Homem que nunca pisou em escola, seu João aprendeu a ler e escrever sozinho e hoje se reinventa ao arriscar o inglês e o espanhol dos livros que encontra ou que recebe de doação. Se delicia ao contar que possui certificados do curso de vigilante e elétrica, mesmo sem os estudos primários, informando que é apenas um detalhe, mesmo que isso o impeça de conseguir um trabalho fixo.

A retribuição do sebo solidário

Descrevendo-o desta maneira, é impossível imaginar, o que um coração que aparenta ser tão inocente é capaz de promover. Seu João Batista, que nunca estudou, sentiu seu coração apertar ao perceber que os livros, meios de conhecimento e histórias, eram descartados e tornados lixo reciclável por suas capas e páginas. Assim, ao receber dois livros novos decidiu que não arrancaria suas capas, como sempre fez por costume, mas que os colocaria em um muro na frente de sua casa e arriscou pra ver se o valor singelo de R$ 2,00 causaria curiosidade e alguém.

Mesmo com seu sebo solidário funcionando há cinco anos, seu João lembra com carinho de sua primeira retribuição à vida.

-Passou um rapaz cabeludo, bem aparentado, louro. Lembro que o livro era o “Vade Macum”. Ele chegou perguntando “moço quanto custa aquele livro?”. Eu falei ”coloquei dois real ali, você dá o que cê quiser” (sic). Ele contou que procurou por aqueles livros na livraria Saraiva, e que custavam R$600,00 e o outro R$ 380,00. Falei pra ele aqui não é a livraria saraiva não, aqui é só R$ 2,00 mesmo.

Para quebrar seu antigo costume de rasgar as capas dos livros, seu João optou por colocá-los na entrada de sua casa e doá-los a quem precisa ou se interessa. O valor simbólico se mantém com o passar dos anos.

O tal rapaz cabeludo, que se apresentou como estudante universitário, levou parte do estoque de livros e ficou preocupado. Mas Seu João acalmou o menino:

-Meu amigo, isso eu arranco a capa, ponho no saco e vendo por 30 centavos o quilo, é como papel, é que eu tô com dó de jogar o livro fora e to colocando aqui.
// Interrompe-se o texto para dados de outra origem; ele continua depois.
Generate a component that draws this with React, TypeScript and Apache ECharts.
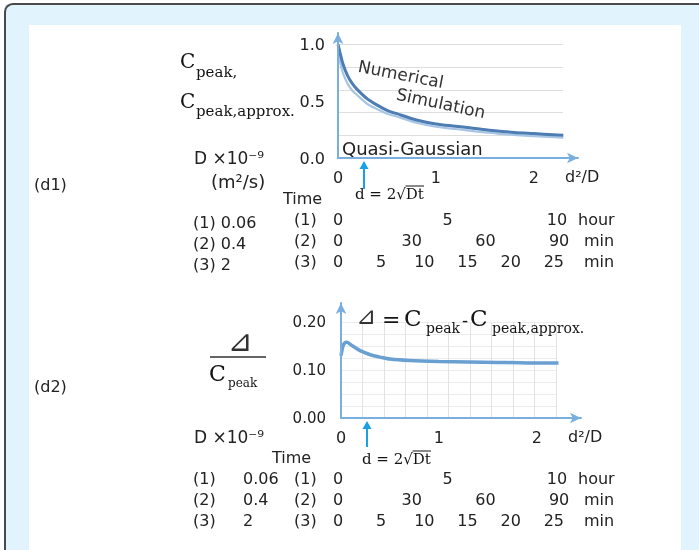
import React, { useEffect, useRef } from 'react';
import * as echarts from 'echarts';

// ---- data ----
const ratioX = [0, 0.02, 0.05, 0.1, 0.15, 0.2, 0.3, 0.4, 0.5, 0.6, 0.8, 1.0, 1.2, 1.4, 1.6, 1.8, 2.0, 2.2, 2.3];
const numericalPeak = [1.0, 0.93, 0.83, 0.72, 0.65, 0.6, 0.52, 0.465, 0.42, 0.39, 0.335, 0.3, 0.28, 0.26, 0.24, 0.225, 0.215, 0.205, 0.2];
const quasiGaussianPeak = [0.97, 0.85, 0.75, 0.65, 0.59, 0.55, 0.475, 0.43, 0.39, 0.365, 0.31, 0.275, 0.255, 0.235, 0.218, 0.203, 0.193, 0.184, 0.18];

const deltaX = [0, 0.02, 0.04, 0.06, 0.1, 0.15, 0.2, 0.3, 0.4, 0.5, 0.7, 1.0, 1.3, 1.6, 1.9, 2.22];
const deltaRatio = [0.13, 0.15, 0.157, 0.158, 0.153, 0.146, 0.14, 0.132, 0.127, 0.123, 0.12, 0.118, 0.117, 0.116, 0.115, 0.115];

const rowNames = ['(1)', '(2)', '(3)'];
const diffusivities = ['0.06', '0.4', '2'];
const timeUnits = ['hour', 'min', 'min'];
const timeIntervals = [5, 30, 5];
// time value that corresponds to the right end (d²/D = 2.45) of each axis row
const timeAtAxisEnd = [10.96, 97.7, 27.8];

const ratioMax = 2.45;
const peakMax = 1.1;
const deltaMax = 0.24;

const AXIS = '#78aee0';
const TXT = '#222';
const DARK = '#141414';
const SANS = 'DejaVu Sans';
const SERIF = 'DejaVu Serif';

function txt(text: string, x: number, y: number, size: number, family = SANS, extra: any = {}) {
  const align = extra.align || 'left';
  const { align: _a, fill: _f, ...rest } = extra;
  return {
    type: 'text',
    x,
    y,
    z: 5,
    ...rest,
    style: {
      text,
      fill: extra.fill || TXT,
      fontSize: size,
      fontFamily: family,
      align,
      textAlign: align,
      verticalAlign: 'middle',
      textVerticalAlign: 'middle',
    },
  };
}

function arrow(x: number, yBottom: number, yTip: number) {
  return [
    { type: 'line', z: 5, shape: { x1: x, y1: yBottom, x2: x, y2: yTip + 5 }, style: { stroke: '#1b9fe6', lineWidth: 2 } },
    { type: 'polygon', z: 5, shape: { points: [[x - 4.5, yTip + 8], [x, yTip], [x + 4.5, yTip + 8]] }, style: { fill: '#1b9fe6' } },
  ];
}

function timeAxes(baseOffset: number) {
  return rowNames.map((_, i) => ({
    gridIndex: 0,
    type: 'value',
    position: 'bottom',
    offset: baseOffset + i * 21,
    min: 0,
    max: timeAtAxisEnd[i],
    interval: timeIntervals[i],
    axisLine: { show: false, onZero: false },
    axisTick: { show: false },
    splitLine: { show: false },
    axisLabel: { margin: 0, verticalAlign: 'middle', showMaxLabel: false, fontSize: 16, color: TXT, fontFamily: SANS },
    name: timeUnits[i],
    nameLocation: 'end',
    nameGap: i === 0 ? 0 : 6,
    nameTextStyle: { fontSize: 16, color: TXT, fontFamily: SANS, align: 'left', verticalAlign: 'middle' },
  }));
}

function mainX(gridIndex: number) {
  return {
    gridIndex,
    type: 'value',
    min: 0,
    max: ratioMax,
    interval: 1,
    z: 3,
    axisLine: { show: true, onZero: false, symbol: ['none', 'arrow'], symbolSize: [8, 11], lineStyle: { color: AXIS, width: 2 } },
    axisTick: { show: false },
    splitLine: { show: false },
    axisLabel: { showMaxLabel: false, margin: 11, fontSize: 16, color: TXT, fontFamily: SANS },
    name: 'd²/D',
    nameLocation: 'end',
    nameGap: -13,
    nameTextStyle: { fontSize: 16, color: TXT, fontFamily: SANS, align: 'left', verticalAlign: 'top', padding: [10, 0, 0, 0] },
  };
}

const hidden = { axisLine: { show: false, onZero: false }, axisTick: { show: false }, axisLabel: { show: false } };

export default function App() {
  const ref = useRef<HTMLDivElement>(null);
  useEffect(() => {
    if (!ref.current) return;
    const chart = echarts.init(ref.current, undefined, { renderer: 'svg' });

    const elements: any[] = [
      // frame: light blue band, dark border on top and left (rounded corner), white sheet
      { type: 'rect', z: -10, shape: { x: 5, y: 4, width: 694, height: 546 }, style: { fill: '#e1f3fc' } },
      {
        type: 'polyline', z: -8,
        shape: { points: [[5, 550], [5, 12], [5.6, 8.8], [7.3, 6.3], [9.8, 4.6], [13, 4], [699, 4]] },
        style: { stroke: '#4a4a4a', lineWidth: 2, fill: 'none' },
      },
      { type: 'rect', z: -9, shape: { x: 29, y: 25, width: 652, height: 525 }, style: { fill: '#ffffff' } },

      // ---- panel d1 ----
      txt('(d1)', 34, 184, 16),
      txt('C', 180, 61, 20, SERIF, { fill: DARK }),
      txt('peak,', 196, 72, 15, SERIF, { fill: DARK }),
      txt('C', 180, 101, 20, SERIF, { fill: DARK }),
      txt('peak,approx.', 196, 111, 15, SERIF, { fill: DARK }),
      txt('D ×10⁻⁹', 194, 158, 17),
      txt('(m²/s)', 211, 181, 18),
      txt('Time', 283, 198, 16),
      txt('Numerical', 401, 74, 17, SANS, { align: 'center', rotation: -0.19, fill: '#333' }),
      txt('Simulation', 441, 103, 17, SANS, { align: 'center', rotation: -0.21, fill: '#333' }),
      txt('Quasi-Gaussian', 342, 148, 18),
      ...arrow(364, 189, 161),
      txt('d = 2√Dt', 355, 194, 15, SERIF, { fill: DARK }),
      { type: 'line', z: 5, shape: { x1: 405.5, y1: 186, x2: 424, y2: 186 }, style: { stroke: DARK, lineWidth: 1 } },

      // ---- panel d2 ----
      txt('(d2)', 34, 386, 16),
      txt('⊿', 240, 340, 30, SANS, { align: 'center', fill: '#333' }),
      { type: 'line', z: 5, shape: { x1: 210, y1: 357, x2: 266, y2: 357 }, style: { stroke: '#333', lineWidth: 1.5 } },
      txt('C', 209, 373, 22, SERIF, { fill: DARK }),
      txt('peak', 228, 383, 12, SERIF, { fill: DARK }),
      txt('⊿', 356, 316, 24, SANS, { fill: '#333' }),
      txt('=', 382, 319, 22, SERIF, { fill: DARK }),
      txt('C', 404, 318, 23, SERIF, { fill: DARK }),
      txt('peak', 426, 328, 14, SERIF, { fill: DARK }),
      txt('-', 462, 320, 18, SERIF, { fill: DARK }),
      txt('C', 470, 318, 23, SERIF, { fill: DARK }),
      txt('peak,approx.', 492, 328, 14, SERIF, { fill: DARK }),
      txt('D ×10⁻⁹', 194, 437, 17),
      txt('Time', 272, 457, 16),
      ...arrow(367, 447, 421),
      txt('d = 2√Dt', 362, 459, 15, SERIF, { fill: DARK }),
      { type: 'line', z: 5, shape: { x1: 412.5, y1: 451, x2: 431, y2: 451 }, style: { stroke: DARK, lineWidth: 1 } },
    ];

    // left legend rows: (n) D value, and the (n) prefix of the time rows
    rowNames.forEach((n, i) => {
      elements.push(txt(n + ' ' + diffusivities[i], 193, 222 + i * 21, 16));
      elements.push(txt(n, 294, 219 + i * 21, 16));
      elements.push(txt(n, 193, 478 + i * 21, 16));
      elements.push(txt(diffusivities[i], 243, 478 + i * 21, 16));
      elements.push(txt(n, 294, 478 + i * 21, 16));
    });

    const option: any = {
      animation: false,
      grid: [
        { left: 338, top: 33, width: 240, height: 125, containLabel: false, outerBoundsMode: 'none' },
        { left: 338, top: 158 - 1.0 * (125 / peakMax), width: 225, height: 125 / peakMax, containLabel: false, outerBoundsMode: 'none' },
        { left: 341, top: 303, width: 240, height: 115, containLabel: false, outerBoundsMode: 'none' },
        { left: 341, top: 418 - 0.2 * (115 / deltaMax), width: 215, height: 0.2 * (115 / deltaMax), containLabel: false, outerBoundsMode: 'none' },
      ],
      xAxis: [
        mainX(0),
        { gridIndex: 1, type: 'value', min: 0, max: 2.3, ...hidden, splitLine: { show: false } },
        ...timeAxes(61),
        ...timeAxes(320),
        mainX(2),
        { gridIndex: 3, type: 'value', min: 0, max: 10, interval: 1, z: 0, ...hidden, splitLine: { show: true, lineStyle: { color: '#e3e3e3', width: 1 } } },
      ],
      yAxis: [
        {
          gridIndex: 0, type: 'value', min: 0, max: peakMax, interval: 0.5, z: 3,
          axisLine: { show: true, onZero: false, symbol: ['none', 'arrow'], symbolSize: [8, 11], lineStyle: { color: AXIS, width: 2 } },
          axisTick: { show: false }, splitLine: { show: false },
          axisLabel: { showMaxLabel: false, margin: 13, fontSize: 16, color: TXT, fontFamily: SANS, formatter: (v: number) => v.toFixed(1) },
        },
        { gridIndex: 1, type: 'value', min: 0, max: 1.0, interval: 0.2, z: 0, ...hidden, splitLine: { show: true, lineStyle: { color: '#dedede', width: 1 } } },
        {
          gridIndex: 2, type: 'value', min: 0, max: deltaMax, interval: 0.1, z: 3,
          axisLine: { show: true, onZero: false, symbol: ['none', 'arrow'], symbolSize: [8, 11], lineStyle: { color: AXIS, width: 2 } },
          axisTick: { show: false }, splitLine: { show: false },
          axisLabel: { showMaxLabel: false, margin: 15, fontSize: 15, color: TXT, fontFamily: SANS, formatter: (v: number) => v.toFixed(2) },
        },
        { gridIndex: 3, type: 'value', min: 0, max: 8, interval: 1, z: 0, ...hidden, splitLine: { show: true, lineStyle: { color: '#ececec', width: 1 } } },
      ],
      series: [
        {
          type: 'line', name: 'Quasi-Gaussian', xAxisIndex: 0, yAxisIndex: 0, smooth: 0.3, symbol: 'none', z: 2,
          data: ratioX.map((x, i) => [x, quasiGaussianPeak[i]]),
          lineStyle: { color: '#a8c5e5', width: 2.2 },
        },
        {
          type: 'line', name: 'Numerical Simulation', xAxisIndex: 0, yAxisIndex: 0, smooth: 0.3, symbol: 'none', z: 2,
          data: ratioX.map((x, i) => [x, numericalPeak[i]]),
          lineStyle: { color: '#4d7db3', width: 3 },
        },
        {
          type: 'line', name: 'Delta/Cpeak', xAxisIndex: 8, yAxisIndex: 2, smooth: 0.3, symbol: 'none', z: 2,
          data: deltaX.map((x, i) => [x, deltaRatio[i]]),
          lineStyle: { color: '#6a9fd2', width: 3.5 },
        },
      ],
      graphic: { elements },
    };

    chart.setOption(option);
    return () => chart.dispose();
  }, []);

  return <div ref={ref} style={{ position: 'fixed', left: 0, top: 0, width: 699, height: 550 }} />;
}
Desde então, seu João coloca diariamente os livros no muro, salvando-os da destruição. E fica na expectativa de que a obra se torna amada por alguém, ao invés de se tornar parte da decoração da tal casa simples.

João Batista, dono do sebo solidário

Seu João fala dos livros e de outros tesouros guardados com carinho, como se fizessem parte da sua vida e alma. Sabe quando um livro será levado logo, ou se aquele é mais procurado que esse, e aos poucos ganhou a percepção do que as pessoas que passam por ali escolhem para carregar na bolsa ou embaixo do braço.

-Bíblia eu não posso colocar, sai até briga por causa de bíblia e livro espírita, mas as pessoas pegam muito livro de aventura. Quadrinhos, até eu gosto de quadrinhos! Até livros de culinária, é coisa que eu coloco e já sai na hora. Mas tem livro que fica três, quatro dias ou mais. Aí pra não estragar eu tiro e coloco outro dia.

O sebo solidário, criado por seu João, possui mais movimento do que ele imaginava com crianças, jovens e adultos passando pela Av. Professor Ascendino Reis. A curiosidade das pessoas que frequentam a região promovem uma grande rotatividade e enchem o coração daquele senhor que, mesmo sem estudar, evidencia em suas palavras que quer apenas incentivar a leitura e não espera nada em troca. Nem mesmo os R$ 2,00 que estão descritos em seu portão, com um buraco abaixo para que o valor seja depositado, caso a pessoa tenha vontade de ofertar.

Sem hora para retribuir

Com os livros expostos no portão, eles podem ser adquiridos a qualquer momento do dia ou da noite, por todas as pessoas que passam por ali e levam um pedaço do sorriso de seu João consigo.

Aquele homem, simples, vindo do Piauí em 1983 e que construiu sua família em meio à diversas dificuldades, traz esperança para a grande metrópole, possibilitando oportunidade e conhecimento a quem buscar, além de abrir seu coração para quem precisa de ajuda e cuidado.

-Eu acho bonito quando pegam um livro. Eu ponho pra isso, acho engraçado, acho bonito. Tem gente do interior que pergunta se tem alguém vendendo, só por curiosidade. Ai eu ponho roupa, sandália, agora to expandindo né. Eu vejo os caras pedindo na rua e coloco, aí vem alguém e pega.

Para seu João, ajudar não é uma obrigação, muito menos um favor, é algo que ele considera que deve vir do coração e sem esperar grandes retornos. Assim, ele coloca não só livros, mas roupas, sapatos, e tudo o mais que considera poder ajudar quem precisa.

-Tem gente que retribui. É como dizem “ conselho e café, toma quem quer”. Se quiser ajudar, o coração é que manda. O certo é ajudar! Quanto mais você ajuda, mais você é ajudado.

Desta forma, seu João vai levando a vida e proporcionando conhecimento e aprendizado a muita gente. Talvez tanta gente, que o homem de vida simples não seja capaz de contabilizar, mas mesmo sem pensar nos números, não para de retribuir tudo o que já recebeu.